#### DATA

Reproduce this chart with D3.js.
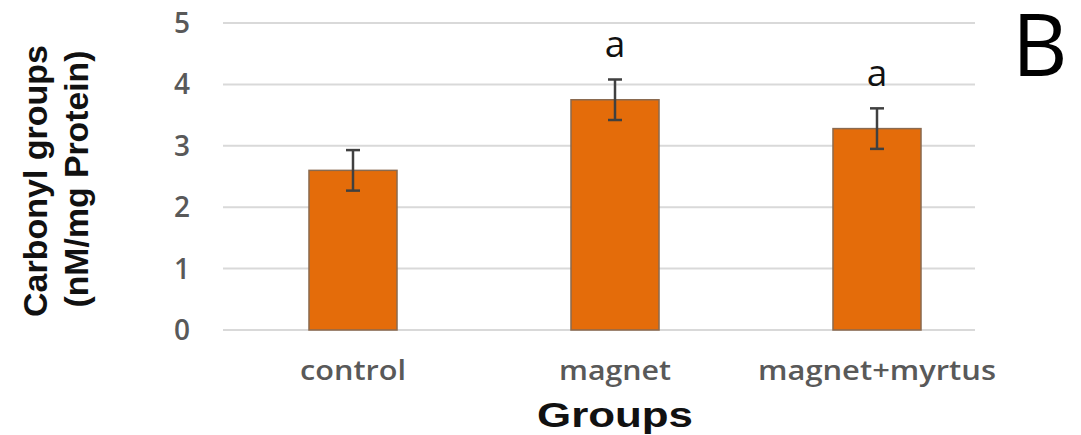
<!DOCTYPE html>
<html><head><meta charset="utf-8">
<script src="https://cdn.jsdelivr.net/npm/d3@7"></script>
<style>html,body{margin:0;padding:0;background:#fff;}svg{display:block;}</style>
</head><body>
<svg id="chart" width="1081" height="435"></svg>
<script>
const categories = ["control", "magnet", "magnet+myrtus"];
const means = [2.60, 3.75, 3.28];
const errors = [0.33, 0.33, 0.33];
const sigLabels = ["", "a", "a"];
const yTicks = [0, 1, 2, 3, 4, 5];

const svg = d3.select("#chart");
const plotLeft = 223, plotRight = 975, plotTop = 23, plotBottom = 330;

const y = d3.scaleLinear().domain([0, 5]).range([plotBottom, plotTop]);
const x = d3.scaleBand().domain(categories).range([222, 1008]).padding(0);
const barW = x.step() * 0.336;

// gridlines
svg.append("g").selectAll("line").data(yTicks).join("line")
  .attr("x1", plotLeft).attr("x2", plotRight)
  .attr("y1", d => y(d)).attr("y2", d => y(d))
  .attr("stroke", "#d9d9d9").attr("stroke-width", 2);

// y axis labels
const yAxis = d3.axisLeft(y).tickValues(yTicks).tickFormat(d3.format("d")).tickSize(0).tickPadding(0);
const gy = svg.append("g").attr("transform", "translate(190,0)").call(yAxis);
gy.select(".domain").remove();
gy.selectAll("text")
  .attr("font-family", "'Open Sans', sans-serif")
  .attr("font-size", 28).attr("font-weight", 600)
  .attr("fill", "#595959").attr("dy", "0.34em");

// bars
svg.append("g").selectAll("rect").data(categories).join("rect")
  .attr("x", d => x(d) + x.bandwidth() / 2 - barW / 2)
  .attr("width", barW)
  .attr("y", (d, i) => y(means[i]))
  .attr("height", (d, i) => y(0) - y(means[i]))
  .attr("fill", "#E46C0A")
  .attr("stroke", "#8a6a50").attr("stroke-width", 1.5);

// error bars
const eg = svg.append("g").attr("stroke", "#404040").attr("stroke-width", 2.5);
categories.forEach((c, i) => {
  const cx = x(c) + x.bandwidth() / 2;
  const t = y(means[i] + errors[i]), b = y(means[i] - errors[i]);
  eg.append("line").attr("x1", cx).attr("x2", cx).attr("y1", t).attr("y2", b);
  eg.append("line").attr("x1", cx - 7).attr("x2", cx + 7).attr("y1", t).attr("y2", t);
  eg.append("line").attr("x1", cx - 7).attr("x2", cx + 7).attr("y1", b).attr("y2", b);
});

// significance letters
svg.append("g").selectAll("text").data(categories).join("text")
  .attr("x", d => x(d) + x.bandwidth() / 2)
  .attr("y", (d, i) => y(means[i] + errors[i]) - 22)
  .attr("text-anchor", "middle")
  .attr("font-family", "'Open Sans', sans-serif")
  .attr("font-size", 37)
  .attr("fill", "#111")
  .text((d, i) => sigLabels[i]);

// x category labels
const xAxis = d3.axisBottom(x).tickSize(0).tickPadding(0);
const gx = svg.append("g").attr("transform", "translate(0,380)").call(xAxis);
gx.select(".domain").remove();
const labelWidths = {"control": 106, "magnet": 112, "magnet+myrtus": 238};
gx.selectAll("text")
  .attr("y", 0).attr("dy", 0)
  .attr("font-family", "'Open Sans', sans-serif")
  .attr("font-size", 27).attr("font-weight", 600)
  .attr("fill", "#595959")
  .attr("textLength", d => labelWidths[d])
  .attr("lengthAdjust", "spacingAndGlyphs");

// x axis title
svg.append("text")
  .attr("x", 615).attr("y", 427)
  .attr("text-anchor", "middle")
  .attr("font-family", "'Liberation Sans', Arial, sans-serif")
  .attr("font-size", 35).attr("font-weight", "bold")
  .attr("fill", "#111")
  .attr("textLength", 156).attr("lengthAdjust", "spacingAndGlyphs")
  .text("Groups");

// y axis title (two lines)
const yt = svg.append("g").attr("font-family", "'Liberation Sans', Arial, sans-serif")
  .attr("font-size", 33).attr("font-weight", "bold").attr("fill", "#111")
  .attr("text-anchor", "middle");
yt.append("text").attr("transform", "translate(47,181) rotate(-90)")
  .attr("textLength", 272).attr("lengthAdjust", "spacingAndGlyphs")
  .text("Carbonyl groups");
yt.append("text").attr("transform", "translate(88,179) rotate(-90)")
  .attr("textLength", 257).attr("lengthAdjust", "spacingAndGlyphs")
  .text("(nM/mg Protein)");

// panel letter
svg.append("text")
  .attr("x", 1012).attr("y", 76)
  .attr("font-family", "'Open Sans', sans-serif")
  .attr("font-size", 86)
  .attr("fill", "#000")
  .text("B");
</script>
</body></html>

########

● **PROBLEM DETAILS**: Set down all the data again exactly as above, pictures excluded.

● **EXERCISE SOLUTION**:
Reproduce this chart with D3.js.
<!DOCTYPE html>
<html><head><meta charset="utf-8">
<script src="https://cdn.jsdelivr.net/npm/d3@7"></script>
<style>html,body{margin:0;padding:0;background:#fff;}svg{display:block;}</style>
</head><body>
<svg id="chart" width="1081" height="435"></svg>
<script>
const categories = ["control", "magnet", "magnet+myrtus"];
const means = [2.60, 3.75, 3.28];
const errors = [0.33, 0.33, 0.33];
const sigLabels = ["", "a", "a"];
const yTicks = [0, 1, 2, 3, 4, 5];

const svg = d3.select("#chart");
const plotLeft = 223, plotRight = 975, plotTop = 23, plotBottom = 330;

const y = d3.scaleLinear().domain([0, 5]).range([plotBottom, plotTop]);
const x = d3.scaleBand().domain(categories).range([222, 1008]).padding(0);
const barW = x.step() * 0.336;

// gridlines
svg.append("g").selectAll("line").data(yTicks).join("line")
  .attr("x1", plotLeft).attr("x2", plotRight)
  .attr("y1", d => y(d)).attr("y2", d => y(d))
  .attr("stroke", "#d9d9d9").attr("stroke-width", 2);

// y axis labels
const yAxis = d3.axisLeft(y).tickValues(yTicks).tickFormat(d3.format("d")).tickSize(0).tickPadding(0);
const gy = svg.append("g").attr("transform", "translate(190,0)").call(yAxis);
gy.select(".domain").remove();
gy.selectAll("text")
  .attr("font-family", "'Open Sans', sans-serif")
  .attr("font-size", 28).attr("font-weight", 600)
  .attr("fill", "#595959").attr("dy", "0.34em");

// bars
svg.append("g").selectAll("rect").data(categories).join("rect")
  .attr("x", d => x(d) + x.bandwidth() / 2 - barW / 2)
  .attr("width", barW)
  .attr("y", (d, i) => y(means[i]))
  .attr("height", (d, i) => y(0) - y(means[i]))
  .attr("fill", "#E46C0A")
  .attr("stroke", "#8a6a50").attr("stroke-width", 1.5);

// error bars
const eg = svg.append("g").attr("stroke", "#404040").attr("stroke-width", 2.5);
categories.forEach((c, i) => {
  const cx = x(c) + x.bandwidth() / 2;
  const t = y(means[i] + errors[i]), b = y(means[i] - errors[i]);
  eg.append("line").attr("x1", cx).attr("x2", cx).attr("y1", t).attr("y2", b);
  eg.append("line").attr("x1", cx - 7).attr("x2", cx + 7).attr("y1", t).attr("y2", t);
  eg.append("line").attr("x1", cx - 7).attr("x2", cx + 7).attr("y1", b).attr("y2", b);
});

// significance letters
svg.append("g").selectAll("text").data(categories).join("text")
  .attr("x", d => x(d) + x.bandwidth() / 2)
  .attr("y", (d, i) => y(means[i] + errors[i]) - 22)
  .attr("text-anchor", "middle")
  .attr("font-family", "'Open Sans', sans-serif")
  .attr("font-size", 37)
  .attr("fill", "#111")
  .text((d, i) => sigLabels[i]);

// x category labels
const xAxis = d3.axisBottom(x).tickSize(0).tickPadding(0);
const gx = svg.append("g").attr("transform", "translate(0,380)").call(xAxis);
gx.select(".domain").remove();
const labelWidths = {"control": 106, "magnet": 112, "magnet+myrtus": 238};
gx.selectAll("text")
  .attr("y", 0).attr("dy", 0)
  .attr("font-family", "'Open Sans', sans-serif")
  .attr("font-size", 27).attr("font-weight", 600)
  .attr("fill", "#595959")
  .attr("textLength", d => labelWidths[d])
  .attr("lengthAdjust", "spacingAndGlyphs");

// x axis title
svg.append("text")
  .attr("x", 615).attr("y", 427)
  .attr("text-anchor", "middle")
  .attr("font-family", "'Liberation Sans', Arial, sans-serif")
  .attr("font-size", 35).attr("font-weight", "bold")
  .attr("fill", "#111")
  .attr("textLength", 156).attr("lengthAdjust", "spacingAndGlyphs")
  .text("Groups");

// y axis title (two lines)
const yt = svg.append("g").attr("font-family", "'Liberation Sans', Arial, sans-serif")
  .attr("font-size", 33).attr("font-weight", "bold").attr("fill", "#111")
  .attr("text-anchor", "middle");
yt.append("text").attr("transform", "translate(47,181) rotate(-90)")
  .attr("textLength", 272).attr("lengthAdjust", "spacingAndGlyphs")
  .text("Carbonyl groups");
yt.append("text").attr("transform", "translate(88,179) rotate(-90)")
  .attr("textLength", 257).attr("lengthAdjust", "spacingAndGlyphs")
  .text("(nM/mg Protein)");

// panel letter
svg.append("text")
  .attr("x", 1012).attr("y", 76)
  .attr("font-family", "'Open Sans', sans-serif")
  .attr("font-size", 86)
  .attr("fill", "#000")
  .text("B");
</script>
</body></html>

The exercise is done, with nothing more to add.